§ Source data:
········

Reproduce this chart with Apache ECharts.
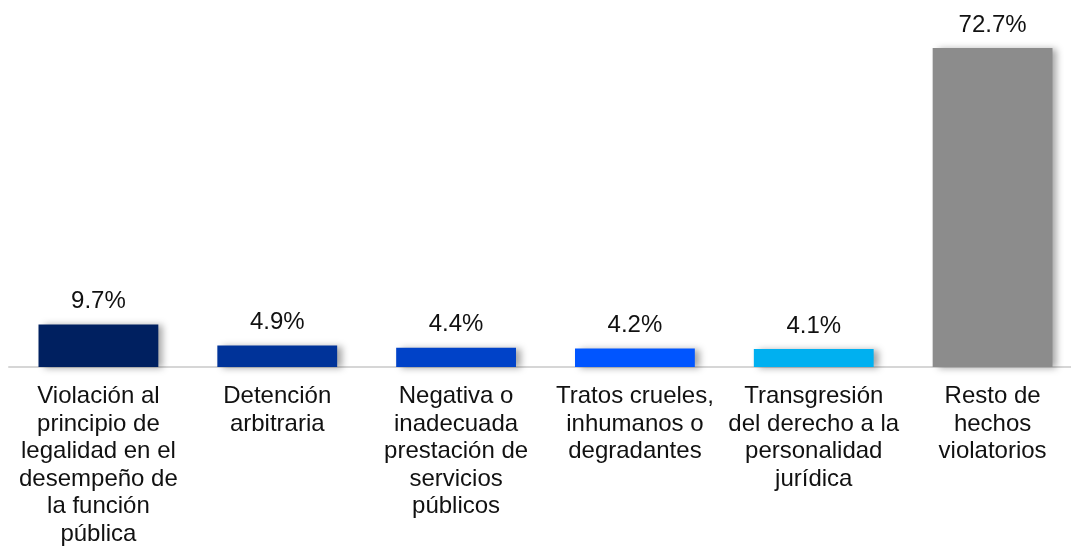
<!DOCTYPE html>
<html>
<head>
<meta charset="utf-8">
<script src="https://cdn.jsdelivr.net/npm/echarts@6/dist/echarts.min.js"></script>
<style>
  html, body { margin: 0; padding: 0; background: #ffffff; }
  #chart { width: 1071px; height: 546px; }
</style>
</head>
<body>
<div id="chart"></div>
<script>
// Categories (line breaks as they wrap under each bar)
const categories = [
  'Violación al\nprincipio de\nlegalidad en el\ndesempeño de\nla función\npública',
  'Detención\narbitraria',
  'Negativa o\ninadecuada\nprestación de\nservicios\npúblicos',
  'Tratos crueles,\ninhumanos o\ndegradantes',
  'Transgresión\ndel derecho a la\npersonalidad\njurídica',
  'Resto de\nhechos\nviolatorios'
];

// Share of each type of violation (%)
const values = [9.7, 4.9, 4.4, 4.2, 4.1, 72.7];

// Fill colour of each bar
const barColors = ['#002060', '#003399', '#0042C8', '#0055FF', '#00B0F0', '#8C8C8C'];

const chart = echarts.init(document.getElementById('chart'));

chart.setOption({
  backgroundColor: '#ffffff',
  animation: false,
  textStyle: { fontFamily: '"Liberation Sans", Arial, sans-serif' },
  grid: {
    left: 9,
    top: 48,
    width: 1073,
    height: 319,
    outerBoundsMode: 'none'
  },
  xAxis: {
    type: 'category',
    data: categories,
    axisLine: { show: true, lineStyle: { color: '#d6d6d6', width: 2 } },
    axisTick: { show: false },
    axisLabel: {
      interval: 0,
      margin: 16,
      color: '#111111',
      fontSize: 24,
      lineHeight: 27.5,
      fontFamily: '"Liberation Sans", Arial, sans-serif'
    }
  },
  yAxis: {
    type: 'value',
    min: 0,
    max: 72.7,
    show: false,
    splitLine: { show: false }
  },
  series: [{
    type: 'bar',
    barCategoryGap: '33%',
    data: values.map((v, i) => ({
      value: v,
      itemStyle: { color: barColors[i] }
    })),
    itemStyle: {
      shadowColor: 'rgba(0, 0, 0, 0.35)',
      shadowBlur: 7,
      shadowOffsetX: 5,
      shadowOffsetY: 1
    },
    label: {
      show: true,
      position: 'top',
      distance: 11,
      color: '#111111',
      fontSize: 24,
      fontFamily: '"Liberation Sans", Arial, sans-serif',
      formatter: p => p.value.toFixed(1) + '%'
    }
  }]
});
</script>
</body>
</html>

········

§ The request: Except for the pictures, reproduce every line exactly.

§ Exercise answer:
Reproduce this chart with Apache ECharts.
<!DOCTYPE html>
<html>
<head>
<meta charset="utf-8">
<script src="https://cdn.jsdelivr.net/npm/echarts@6/dist/echarts.min.js"></script>
<style>
  html, body { margin: 0; padding: 0; background: #ffffff; }
  #chart { width: 1071px; height: 546px; }
</style>
</head>
<body>
<div id="chart"></div>
<script>
// Categories (line breaks as they wrap under each bar)
const categories = [
  'Violación al\nprincipio de\nlegalidad en el\ndesempeño de\nla función\npública',
  'Detención\narbitraria',
  'Negativa o\ninadecuada\nprestación de\nservicios\npúblicos',
  'Tratos crueles,\ninhumanos o\ndegradantes',
  'Transgresión\ndel derecho a la\npersonalidad\njurídica',
  'Resto de\nhechos\nviolatorios'
];

// Share of each type of violation (%)
const values = [9.7, 4.9, 4.4, 4.2, 4.1, 72.7];

// Fill colour of each bar
const barColors = ['#002060', '#003399', '#0042C8', '#0055FF', '#00B0F0', '#8C8C8C'];

const chart = echarts.init(document.getElementById('chart'));

chart.setOption({
  backgroundColor: '#ffffff',
  animation: false,
  textStyle: { fontFamily: '"Liberation Sans", Arial, sans-serif' },
  grid: {
    left: 9,
    top: 48,
    width: 1073,
    height: 319,
    outerBoundsMode: 'none'
  },
  xAxis: {
    type: 'category',
    data: categories,
    axisLine: { show: true, lineStyle: { color: '#d6d6d6', width: 2 } },
    axisTick: { show: false },
    axisLabel: {
      interval: 0,
      margin: 16,
      color: '#111111',
      fontSize: 24,
      lineHeight: 27.5,
      fontFamily: '"Liberation Sans", Arial, sans-serif'
    }
  },
  yAxis: {
    type: 'value',
    min: 0,
    max: 72.7,
    show: false,
    splitLine: { show: false }
  },
  series: [{
    type: 'bar',
    barCategoryGap: '33%',
    data: values.map((v, i) => ({
      value: v,
      itemStyle: { color: barColors[i] }
    })),
    itemStyle: {
      shadowColor: 'rgba(0, 0, 0, 0.35)',
      shadowBlur: 7,
      shadowOffsetX: 5,
      shadowOffsetY: 1
    },
    label: {
      show: true,
      position: 'top',
      distance: 11,
      color: '#111111',
      fontSize: 24,
      fontFamily: '"Liberation Sans", Arial, sans-serif',
      formatter: p => p.value.toFixed(1) + '%'
    }
  }]
});
</script>
</body>
</html>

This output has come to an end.